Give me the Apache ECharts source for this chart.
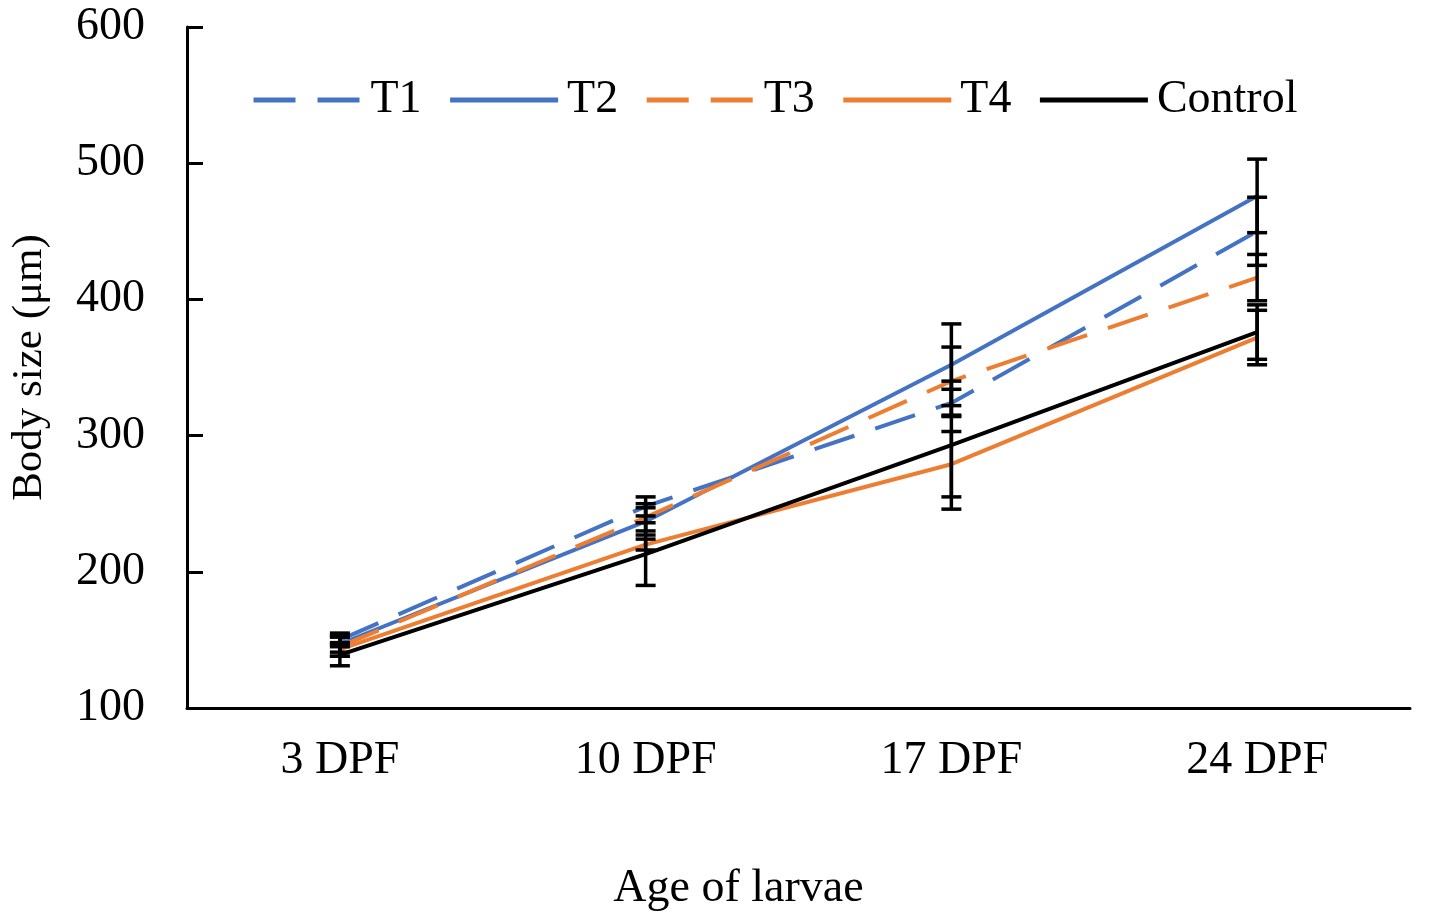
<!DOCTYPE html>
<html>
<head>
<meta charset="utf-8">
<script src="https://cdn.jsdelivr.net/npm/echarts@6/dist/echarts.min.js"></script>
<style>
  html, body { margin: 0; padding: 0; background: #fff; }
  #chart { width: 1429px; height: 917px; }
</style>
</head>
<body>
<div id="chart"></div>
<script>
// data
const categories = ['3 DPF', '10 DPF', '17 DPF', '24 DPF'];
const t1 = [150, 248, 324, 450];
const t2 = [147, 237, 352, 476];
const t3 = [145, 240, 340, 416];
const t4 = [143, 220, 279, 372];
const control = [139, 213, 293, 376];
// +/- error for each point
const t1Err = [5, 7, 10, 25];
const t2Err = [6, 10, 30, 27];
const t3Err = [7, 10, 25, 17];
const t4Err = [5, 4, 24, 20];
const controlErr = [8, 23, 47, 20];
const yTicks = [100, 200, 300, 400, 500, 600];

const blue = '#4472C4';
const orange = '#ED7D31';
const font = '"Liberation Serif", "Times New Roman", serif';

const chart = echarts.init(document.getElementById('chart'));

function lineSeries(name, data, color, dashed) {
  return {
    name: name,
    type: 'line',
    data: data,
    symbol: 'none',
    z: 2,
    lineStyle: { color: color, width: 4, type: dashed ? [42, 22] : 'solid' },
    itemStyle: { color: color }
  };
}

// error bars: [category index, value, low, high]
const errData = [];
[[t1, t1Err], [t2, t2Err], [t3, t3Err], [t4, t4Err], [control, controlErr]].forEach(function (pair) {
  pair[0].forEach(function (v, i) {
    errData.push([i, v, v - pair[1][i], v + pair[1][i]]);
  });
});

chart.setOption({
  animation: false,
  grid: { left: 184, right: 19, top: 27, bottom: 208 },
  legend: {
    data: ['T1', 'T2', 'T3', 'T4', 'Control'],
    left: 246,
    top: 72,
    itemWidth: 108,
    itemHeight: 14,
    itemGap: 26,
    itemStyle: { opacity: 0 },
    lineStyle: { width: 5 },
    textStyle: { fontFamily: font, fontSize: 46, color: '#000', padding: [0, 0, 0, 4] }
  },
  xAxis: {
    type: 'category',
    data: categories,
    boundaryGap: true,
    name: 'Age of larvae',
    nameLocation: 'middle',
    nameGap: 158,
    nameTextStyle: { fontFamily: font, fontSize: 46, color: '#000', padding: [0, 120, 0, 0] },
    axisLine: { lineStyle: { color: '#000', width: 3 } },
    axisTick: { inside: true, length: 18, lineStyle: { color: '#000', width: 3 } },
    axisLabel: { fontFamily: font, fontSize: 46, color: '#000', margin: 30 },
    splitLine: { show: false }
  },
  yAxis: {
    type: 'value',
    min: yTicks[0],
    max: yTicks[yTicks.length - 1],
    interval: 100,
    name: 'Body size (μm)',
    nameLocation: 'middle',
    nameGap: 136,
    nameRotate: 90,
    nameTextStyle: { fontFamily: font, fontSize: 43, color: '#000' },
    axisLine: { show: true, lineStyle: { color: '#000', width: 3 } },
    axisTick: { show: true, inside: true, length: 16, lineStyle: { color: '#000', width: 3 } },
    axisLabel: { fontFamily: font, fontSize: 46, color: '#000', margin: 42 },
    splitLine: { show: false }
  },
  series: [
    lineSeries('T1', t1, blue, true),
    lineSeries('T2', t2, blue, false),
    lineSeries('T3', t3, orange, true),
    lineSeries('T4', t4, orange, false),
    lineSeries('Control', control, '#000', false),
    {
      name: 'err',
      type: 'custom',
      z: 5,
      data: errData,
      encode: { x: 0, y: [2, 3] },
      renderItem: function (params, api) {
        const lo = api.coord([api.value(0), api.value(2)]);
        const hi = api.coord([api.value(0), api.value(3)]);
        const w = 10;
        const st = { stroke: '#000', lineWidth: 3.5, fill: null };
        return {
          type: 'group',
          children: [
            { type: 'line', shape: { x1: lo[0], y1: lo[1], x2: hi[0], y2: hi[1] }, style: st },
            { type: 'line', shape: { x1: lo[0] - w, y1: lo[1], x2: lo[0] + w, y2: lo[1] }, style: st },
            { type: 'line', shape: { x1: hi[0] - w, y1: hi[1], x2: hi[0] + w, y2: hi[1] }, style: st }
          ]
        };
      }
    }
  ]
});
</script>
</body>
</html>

### SET EXERCISE:
Set the pictures aside and transcribe the data above exactly.

### WRITTEN ANSWER:
Give me the Apache ECharts source for this chart.
<!DOCTYPE html>
<html>
<head>
<meta charset="utf-8">
<script src="https://cdn.jsdelivr.net/npm/echarts@6/dist/echarts.min.js"></script>
<style>
  html, body { margin: 0; padding: 0; background: #fff; }
  #chart { width: 1429px; height: 917px; }
</style>
</head>
<body>
<div id="chart"></div>
<script>
// data
const categories = ['3 DPF', '10 DPF', '17 DPF', '24 DPF'];
const t1 = [150, 248, 324, 450];
const t2 = [147, 237, 352, 476];
const t3 = [145, 240, 340, 416];
const t4 = [143, 220, 279, 372];
const control = [139, 213, 293, 376];
// +/- error for each point
const t1Err = [5, 7, 10, 25];
const t2Err = [6, 10, 30, 27];
const t3Err = [7, 10, 25, 17];
const t4Err = [5, 4, 24, 20];
const controlErr = [8, 23, 47, 20];
const yTicks = [100, 200, 300, 400, 500, 600];

const blue = '#4472C4';
const orange = '#ED7D31';
const font = '"Liberation Serif", "Times New Roman", serif';

const chart = echarts.init(document.getElementById('chart'));

function lineSeries(name, data, color, dashed) {
  return {
    name: name,
    type: 'line',
    data: data,
    symbol: 'none',
    z: 2,
    lineStyle: { color: color, width: 4, type: dashed ? [42, 22] : 'solid' },
    itemStyle: { color: color }
  };
}

// error bars: [category index, value, low, high]
const errData = [];
[[t1, t1Err], [t2, t2Err], [t3, t3Err], [t4, t4Err], [control, controlErr]].forEach(function (pair) {
  pair[0].forEach(function (v, i) {
    errData.push([i, v, v - pair[1][i], v + pair[1][i]]);
  });
});

chart.setOption({
  animation: false,
  grid: { left: 184, right: 19, top: 27, bottom: 208 },
  legend: {
    data: ['T1', 'T2', 'T3', 'T4', 'Control'],
    left: 246,
    top: 72,
    itemWidth: 108,
    itemHeight: 14,
    itemGap: 26,
    itemStyle: { opacity: 0 },
    lineStyle: { width: 5 },
    textStyle: { fontFamily: font, fontSize: 46, color: '#000', padding: [0, 0, 0, 4] }
  },
  xAxis: {
    type: 'category',
    data: categories,
    boundaryGap: true,
    name: 'Age of larvae',
    nameLocation: 'middle',
    nameGap: 158,
    nameTextStyle: { fontFamily: font, fontSize: 46, color: '#000', padding: [0, 120, 0, 0] },
    axisLine: { lineStyle: { color: '#000', width: 3 } },
    axisTick: { inside: true, length: 18, lineStyle: { color: '#000', width: 3 } },
    axisLabel: { fontFamily: font, fontSize: 46, color: '#000', margin: 30 },
    splitLine: { show: false }
  },
  yAxis: {
    type: 'value',
    min: yTicks[0],
    max: yTicks[yTicks.length - 1],
    interval: 100,
    name: 'Body size (μm)',
    nameLocation: 'middle',
    nameGap: 136,
    nameRotate: 90,
    nameTextStyle: { fontFamily: font, fontSize: 43, color: '#000' },
    axisLine: { show: true, lineStyle: { color: '#000', width: 3 } },
    axisTick: { show: true, inside: true, length: 16, lineStyle: { color: '#000', width: 3 } },
    axisLabel: { fontFamily: font, fontSize: 46, color: '#000', margin: 42 },
    splitLine: { show: false }
  },
  series: [
    lineSeries('T1', t1, blue, true),
    lineSeries('T2', t2, blue, false),
    lineSeries('T3', t3, orange, true),
    lineSeries('T4', t4, orange, false),
    lineSeries('Control', control, '#000', false),
    {
      name: 'err',
      type: 'custom',
      z: 5,
      data: errData,
      encode: { x: 0, y: [2, 3] },
      renderItem: function (params, api) {
        const lo = api.coord([api.value(0), api.value(2)]);
        const hi = api.coord([api.value(0), api.value(3)]);
        const w = 10;
        const st = { stroke: '#000', lineWidth: 3.5, fill: null };
        return {
          type: 'group',
          children: [
            { type: 'line', shape: { x1: lo[0], y1: lo[1], x2: hi[0], y2: hi[1] }, style: st },
            { type: 'line', shape: { x1: lo[0] - w, y1: lo[1], x2: lo[0] + w, y2: lo[1] }, style: st },
            { type: 'line', shape: { x1: hi[0] - w, y1: hi[1], x2: hi[0] + w, y2: hi[1] }, style: st }
          ]
        };
      }
    }
  ]
});
</script>
</body>
</html>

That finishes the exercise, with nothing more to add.